Pierre-Emerick Aubameyang’s Chelsea chapter was doomed almost before it began. Signed from Barcelona at Thomas Tuchel’s request in the summer of 2022, he made his debut one day before Tuchel was sacked. The project he had been bought for vanished overnight. Graham Potter never truly trusted him. Minutes dried up. Eventually, he was frozen out entirely, his brief spell reduced to 21 appearances and three goals before he left on a free to Marseille. A marquee name, a minimal impact, and a season that barely registered.

Kalidou Koulibaly looked like the grown-up in the room when he arrived in 2022. A defensive colossus at Napoli, he was billed as the leader to steady Chelsea’s back line in the first BlueCo window. Instead, he was swallowed by the chaos. Managerial churn, a team in flux, and a handful of high-profile errors left the Senegal international struggling to impose himself. The transformative presence never materialised. After just one season, Chelsea cut their losses and sold him to Al-Hilal, one of the early big names to join the Saudi exodus.

Raheem Sterling’s move should have been the blockbuster that launched a new era with conviction. A serial title-winner at Manchester City, signed for £47.5m, he arrived as a proven Premier League finisher and a ready-made leader. The reality was a slow fade. Two underwhelming campaigns later, Maresca sent him to the infamous “bomb squad” and off he went on an unsuccessful loan to Arsenal in 2024-25. When he returned in the summer of 2025, nothing had changed. Still out in the cold, he eventually agreed to a contract termination in January 2026. By then, it had been 18 months since he last pulled on a Chelsea shirt.
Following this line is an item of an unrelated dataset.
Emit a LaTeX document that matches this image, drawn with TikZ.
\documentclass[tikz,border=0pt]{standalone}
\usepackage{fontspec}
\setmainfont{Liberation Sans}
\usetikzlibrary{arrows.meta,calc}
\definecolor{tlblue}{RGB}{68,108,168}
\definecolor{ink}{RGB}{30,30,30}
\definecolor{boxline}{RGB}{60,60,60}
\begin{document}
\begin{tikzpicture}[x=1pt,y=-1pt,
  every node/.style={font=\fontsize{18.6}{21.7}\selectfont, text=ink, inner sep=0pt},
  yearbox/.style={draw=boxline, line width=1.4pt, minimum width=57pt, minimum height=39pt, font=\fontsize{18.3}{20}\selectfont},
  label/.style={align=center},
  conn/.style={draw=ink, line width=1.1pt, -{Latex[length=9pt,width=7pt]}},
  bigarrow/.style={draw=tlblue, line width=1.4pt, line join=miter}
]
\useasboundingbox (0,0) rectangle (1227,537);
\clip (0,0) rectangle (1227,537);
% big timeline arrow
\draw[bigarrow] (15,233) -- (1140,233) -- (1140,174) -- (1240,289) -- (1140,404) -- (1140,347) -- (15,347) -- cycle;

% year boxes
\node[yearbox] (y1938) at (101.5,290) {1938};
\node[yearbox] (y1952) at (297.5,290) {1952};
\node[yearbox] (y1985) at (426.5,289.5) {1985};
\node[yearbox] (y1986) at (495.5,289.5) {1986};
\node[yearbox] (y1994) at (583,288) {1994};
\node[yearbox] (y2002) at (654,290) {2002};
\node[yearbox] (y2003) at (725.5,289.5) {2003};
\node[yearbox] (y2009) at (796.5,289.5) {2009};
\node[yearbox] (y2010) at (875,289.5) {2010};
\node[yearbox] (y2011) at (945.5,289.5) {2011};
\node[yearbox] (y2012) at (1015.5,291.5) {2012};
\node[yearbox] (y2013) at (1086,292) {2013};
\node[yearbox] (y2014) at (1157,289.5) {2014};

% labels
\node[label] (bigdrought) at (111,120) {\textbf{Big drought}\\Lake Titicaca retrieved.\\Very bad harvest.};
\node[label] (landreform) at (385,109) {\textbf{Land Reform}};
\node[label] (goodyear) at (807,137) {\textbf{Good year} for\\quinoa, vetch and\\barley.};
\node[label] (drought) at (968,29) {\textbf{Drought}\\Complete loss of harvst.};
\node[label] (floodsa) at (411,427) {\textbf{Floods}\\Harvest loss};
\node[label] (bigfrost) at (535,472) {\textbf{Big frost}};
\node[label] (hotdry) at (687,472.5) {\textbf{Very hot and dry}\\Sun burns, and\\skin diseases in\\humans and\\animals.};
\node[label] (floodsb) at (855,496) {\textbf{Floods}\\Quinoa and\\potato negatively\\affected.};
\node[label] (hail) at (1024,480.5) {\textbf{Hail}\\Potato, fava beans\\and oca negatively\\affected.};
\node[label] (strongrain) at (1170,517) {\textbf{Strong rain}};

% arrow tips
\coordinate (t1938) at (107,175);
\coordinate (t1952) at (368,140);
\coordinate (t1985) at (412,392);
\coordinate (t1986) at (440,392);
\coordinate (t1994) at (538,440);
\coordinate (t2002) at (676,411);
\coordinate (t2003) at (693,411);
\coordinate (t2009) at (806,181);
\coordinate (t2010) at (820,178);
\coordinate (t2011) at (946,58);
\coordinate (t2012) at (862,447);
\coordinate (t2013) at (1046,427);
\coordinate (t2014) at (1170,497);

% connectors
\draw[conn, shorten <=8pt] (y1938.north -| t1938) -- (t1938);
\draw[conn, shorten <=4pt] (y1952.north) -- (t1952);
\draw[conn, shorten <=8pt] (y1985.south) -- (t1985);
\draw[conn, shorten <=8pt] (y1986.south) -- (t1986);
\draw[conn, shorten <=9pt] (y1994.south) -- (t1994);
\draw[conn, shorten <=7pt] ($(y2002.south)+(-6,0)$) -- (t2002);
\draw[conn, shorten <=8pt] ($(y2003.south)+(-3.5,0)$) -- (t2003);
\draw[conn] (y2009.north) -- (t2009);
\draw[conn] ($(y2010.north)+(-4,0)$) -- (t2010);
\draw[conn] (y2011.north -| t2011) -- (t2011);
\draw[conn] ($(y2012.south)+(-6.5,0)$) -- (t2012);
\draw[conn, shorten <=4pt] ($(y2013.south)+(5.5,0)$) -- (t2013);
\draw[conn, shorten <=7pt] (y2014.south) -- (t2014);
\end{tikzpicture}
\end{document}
Joao Felix’s Chelsea story came in two acts, neither of them worth the effort. BlueCo wanted him so much they signed him twice. In hindsight, they shouldn’t have bothered once. He first arrived on loan from Atletico Madrid in that wild January 2023 window, his talent obvious but his inconsistency just as clear. The red card on debut against Fulham should have served as a warning. It didn’t. Chelsea brought him back in 2024 after a productive spell at Barcelona, hoping a different version would turn up. It didn’t. Half a season under Maresca, no lasting imprint, and he was off again, this time on loan to AC Milan before sealing a permanent move to Al-Nassr in the summer of 2025. Two separate bets, one familiar outcome.
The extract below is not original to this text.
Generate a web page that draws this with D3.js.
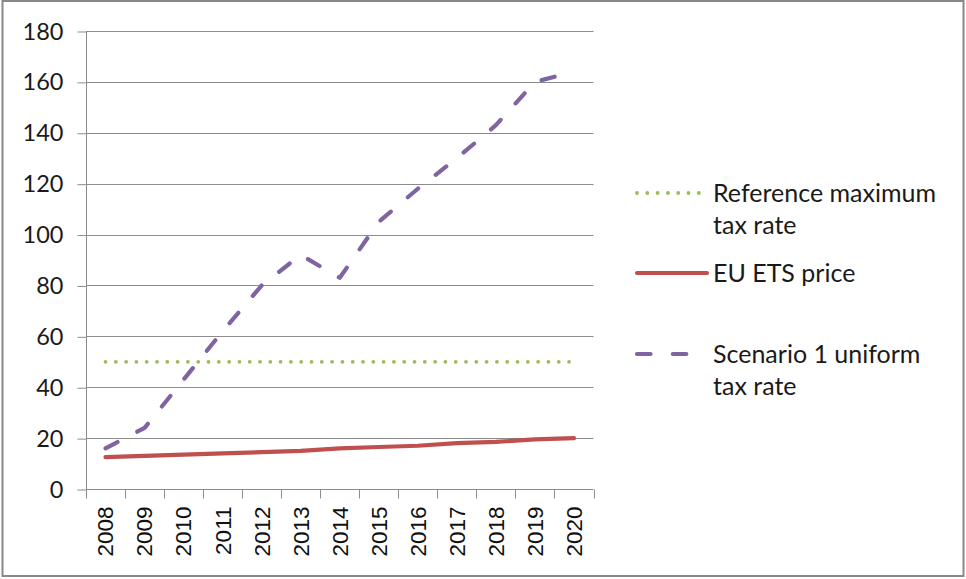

Facundo Buonanotte’s time at Chelsea barely registered. Signed on loan from Brighton late in the 2025 summer window, he looked like a depth piece for Maresca, a low-risk addition to pad out the attacking options. He ended up with just eight appearances, only one of them in the Premier League. Often not even in the matchday squad, he saw his loan cut short in January. A similarly flat half-season at Leeds followed. If you blinked, you missed his Chelsea career entirely.

Deivid Washington’s name rarely surfaces in discussions about Chelsea’s rebuild, yet he cost £17m when he arrived from Santos in 2023-24 as part of the long-contract youth wave. Three first-team appearances in three years tell the story. Most of his time has been spent in the development squad. A loan back to Santos in 2025 offered a chance to reset, but he returned without having made a dent there either. Now 21, he remains on the books but clearly sits outside any serious long-term plans. A permanent exit feels inevitable, and soon.

Then there is Mykhailo Mudryk, the most expensive and most haunting case of all. Chelsea beat off fierce competition to sign him from Shakhtar Donetsk for £89m in January 2023, a deal that electrified the fanbase. They thought they were getting a fearless, turbo-charged winger to define the next decade. What followed was a nightmare. The exuberance that dazzled in Ukraine never translated. Mudryk drifted in and out of teams under a succession of managers, struggling to find rhythm or confidence. In November 2024, the story took a darker turn when he was provisionally suspended over a doping offence. He has not played since. In April 2026, the Football Association handed him the maximum four-year anti-doping ban. Mudryk has appealed and reportedly believes he might yet return in 2026-27. But with his Chelsea career already scarred by inconsistency and now overshadowed by suspension, the more pressing question is not when he plays again, but whether Stamford Bridge will ever be his stage at all.